▸ **Task description**
State the count of lines below in which the word "this" appears, and add nothing.

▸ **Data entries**

┄┄┄┄┄┄

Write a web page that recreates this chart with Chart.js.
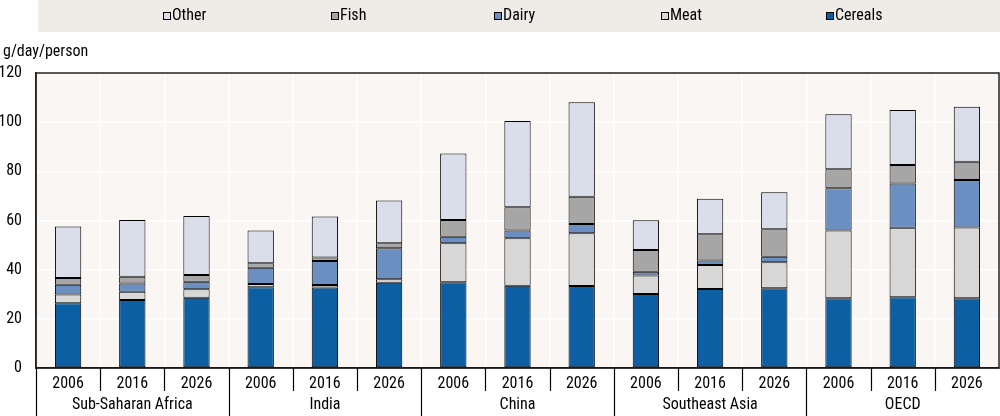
<!DOCTYPE html>
<html>
<head>
<meta charset="utf-8">
<script src="https://cdn.jsdelivr.net/npm/chart.js@4.4.1/dist/chart.umd.min.js"></script>
<style>
  html, body { margin: 0; padding: 0; background: #fff; }
  #wrap { width: 1000px; height: 416px; position: relative; }
</style>
</head>
<body>
<div id="wrap"><canvas id="c" width="1000" height="416"></canvas></div>
<script>
// --- data (g/day/person) ---
const regions = ['Sub-Saharan Africa', 'India', 'China', 'Southeast Asia', 'OECD'];
const years = ['2006', '2016', '2026'];
const cereals = [26.3, 27.7, 28.6, 32.8, 32.7, 34.7, 34.9, 33.5, 33.4, 30.1, 32.1, 32.4, 28.4, 28.8, 28.4];
const meat    = [3.6, 3.3, 3.4, 1.4, 1.1, 1.4, 15.8, 19.3, 21.4, 7.5, 9.8, 10.6, 27.5, 28.3, 28.8];
const dairy   = [4.0, 3.4, 3.1, 6.6, 9.7, 12.6, 2.7, 3.1, 3.8, 1.6, 1.8, 2.3, 17.2, 18.0, 19.3];
const fish    = [2.7, 2.7, 2.7, 1.8, 1.5, 2.0, 6.8, 9.5, 11.1, 8.8, 10.7, 11.1, 7.7, 7.5, 7.4];
const other   = [21.0, 23.1, 24.0, 13.3, 16.6, 17.4, 27.1, 35.1, 38.4, 12.1, 14.4, 15.1, 22.4, 22.4, 22.4];
const yTicks = [0, 20, 40, 60, 80, 100, 120];
const yUnit = 'g/day/person';

const FONT = "'Liberation Sans Narrow', 'Arial Narrow', 'Roboto Condensed', sans-serif";
const labels = regions.flatMap(() => years);

const series = [
  { label: 'Cereals', data: cereals, color: '#0c5fa3' },
  { label: 'Meat',    data: meat,    color: '#d7d7d7' },
  { label: 'Dairy',   data: dairy,   color: '#6a8fc0' },
  { label: 'Fish',    data: fish,    color: '#a6a6a6' },
  { label: 'Other',   data: other,   color: '#d9deea' }
];

// background, frame, legend, group labels
const decor = {
  id: 'decor',
  beforeDraw(chart) {
    const { ctx, chartArea: a } = chart;
    ctx.save();
    ctx.fillStyle = '#efece8';
    ctx.fillRect(38, 0, 962, 32);
    ctx.fillStyle = '#f9f6f3';
    ctx.fillRect(a.left, a.top, a.right - a.left, a.bottom - a.top);
    ctx.restore();
  },
  afterDraw(chart) {
    const { ctx, chartArea: a } = chart;
    const x = chart.scales.x;
    ctx.save();
    // frame
    ctx.strokeStyle = '#222';
    ctx.lineWidth = 1.5;
    ctx.strokeRect(a.left, a.top, a.right - a.left, a.bottom - a.top);
    // category separators below the axis
    ctx.strokeStyle = '#000';
    ctx.lineWidth = 1.2;
    for (let i = 0; i <= labels.length; i++) {
      let px;
      if (i === 0) px = a.left;
      else if (i === labels.length) px = a.right;
      else px = (x.getPixelForValue(i - 1) + x.getPixelForValue(i)) / 2;
      const full = i % years.length === 0;
      if (i === labels.length) continue;
      ctx.beginPath();
      ctx.moveTo(Math.round(px) + 0.5, a.bottom);
      ctx.lineTo(Math.round(px) + 0.5, full ? 416 : a.bottom + 23);
      ctx.stroke();
    }
    // group labels
    ctx.fillStyle = '#000';
    ctx.font = '16px ' + FONT;
    ctx.textAlign = 'center';
    ctx.textBaseline = 'middle';
    regions.forEach((r, g) => {
      const c = (x.getPixelForValue(g * 3) + x.getPixelForValue(g * 3 + 2)) / 2;
      ctx.fillText(r, c, 405);
    });
    // unit label
    ctx.textAlign = 'left';
    ctx.fillText(yUnit, 3, 52);
    // legend (reverse stacking order)
    const legendX = [163, 331, 494, 661, 826];
    series.slice().reverse().forEach((s, i) => {
      const lx = legendX[i];
      ctx.fillStyle = s.color;
      ctx.fillRect(lx, 12, 8, 8);
      ctx.strokeStyle = '#000';
      ctx.lineWidth = 1;
      ctx.strokeRect(lx + 0.5, 12.5, 7, 7);
      ctx.fillStyle = '#000';
      ctx.fillText(s.label, lx + 9, 16);
    });
    ctx.restore();
  }
};

new Chart(document.getElementById('c'), {
  type: 'bar',
  data: {
    labels: labels,
    datasets: series.map(s => ({
      label: s.label,
      data: s.data,
      backgroundColor: s.color,
      borderColor: '#000',
      borderWidth: 1,
      borderSkipped: false,
      barPercentage: 0.41,
      categoryPercentage: 1
    }))
  },
  options: {
    responsive: false,
    animation: false,
    devicePixelRatio: 1,
    layout: { padding: { top: 73, right: 1, left: 0, bottom: 0 } },
    plugins: { legend: { display: false }, tooltip: { enabled: false } },
    scales: {
      x: {
        stacked: true,
        offset: true,
        grid: { color: '#ffffff', lineWidth: 1.5, drawTicks: false, offset: true },
        border: { display: true, color: '#000', width: 1.5 },
        ticks: { color: '#000', font: { size: 16, family: FONT }, padding: 6, maxRotation: 0, autoSkip: false },
        afterFit(s) { s.height = 48; }
      },
      y: {
        stacked: true,
        min: 0, max: 120,
        afterBuildTicks(s) { s.ticks = yTicks.map(v => ({ value: v })); },
        grid: { color: '#ffffff', lineWidth: 1.5, drawTicks: false },
        border: { display: true, color: '#222', width: 1.5 },
        ticks: { color: '#000', font: { size: 16, family: FONT }, padding: 14 },
        afterFit(s) { s.width = 36; }
      }
    }
  },
  plugins: [decor]
});
</script>
</body>
</html>
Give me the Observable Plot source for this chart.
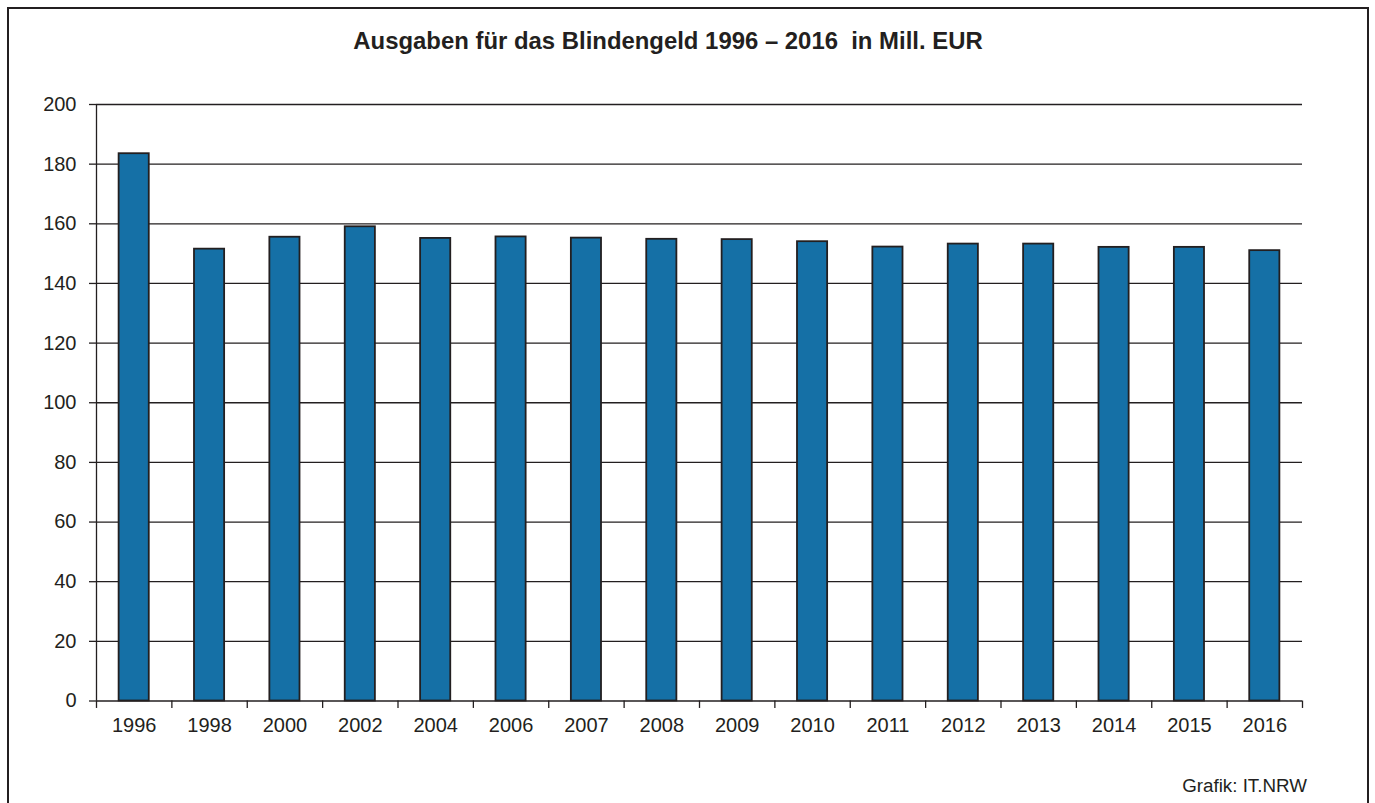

┄┄┄┄┄┄

▸ **Expected answer**
2